Claremore West Bend Winterland

Dec. 2-31 Expo Center

The West Bend Winterland offers a 65-foot Christmas tree, ice skating and visits from Santa.

visitclaremore.org/240/west-bend-winterland

Durant Christmas Parade

Dec. 3 Downtown

Bundle up and visit Main Street Durant. The theme of this year’s parade is “Who’s Holiday: How Durant Stole Christmas.”

durantchamber.org/events

Cherokee Nation’s
Christmas on the Square

Dec. 13 Cherokee National History Museum, Tahlequah

Explore the museum, enjoy free cookies and hot chocolate, take photos with Santa and listen to carols.

visitcherokeenation.com

Guthrie’s Territorial Christmas

Through Dec. 14 Downtown

Territorial Christmas includes tours of Guthrie’s most distinctive homes and buildings, plus themed walks around Guthrie’s main street.
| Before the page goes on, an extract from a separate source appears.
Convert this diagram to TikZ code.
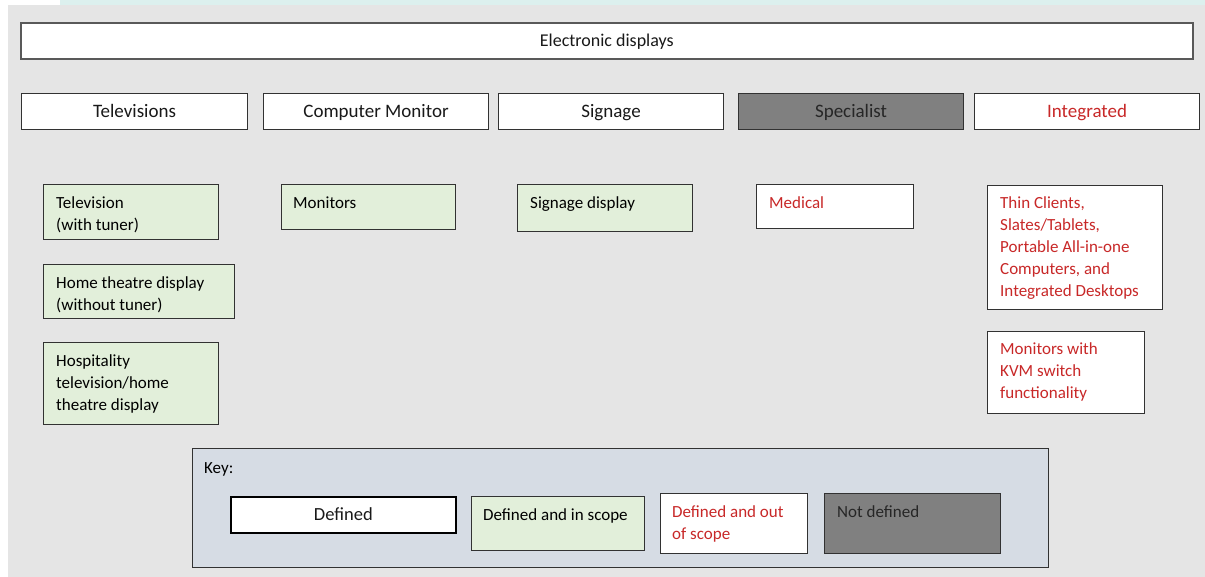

guthriesterritorialchristmas.com

Chickasaw Nation’s Holiday Events

Through Dec. 31 Ada, Sulphur, Ardmore,  Tishomingo and Oklahoma City

Themed movies nights, children’s events, light displays and an art market await.

chickasawcountry.com

Chickasha Festival of Light

Through Dec. 31 2400 S. Ninth St.

Explore 43 acres of lights or visit the ice skating rink.

chickashafestivaloflight.org

Elk City Christmas in the Park

Through Dec. 31 Ackley Park

Jump on the Mistletoe Express to enjoy millions of lights in Ackley Park. 

visitelkcity.com

What started as an intimate holiday celebration has blossomed into a 100+ people event at LaFortune Park. Photo courtesy G.T. Bynum

’Tis the season with the mayor

Tulsa Mayor G.T. Bynum kicks off the holidays with “the LaFortune family Thanksgiving celebration, which started in the 1950s with 10 adults. Today, we usually have around 100 people from all over the country. It’s so many people that we use LaFortune Park, named after my great-grandfather. It is a wonderful opportunity to catch up with family.”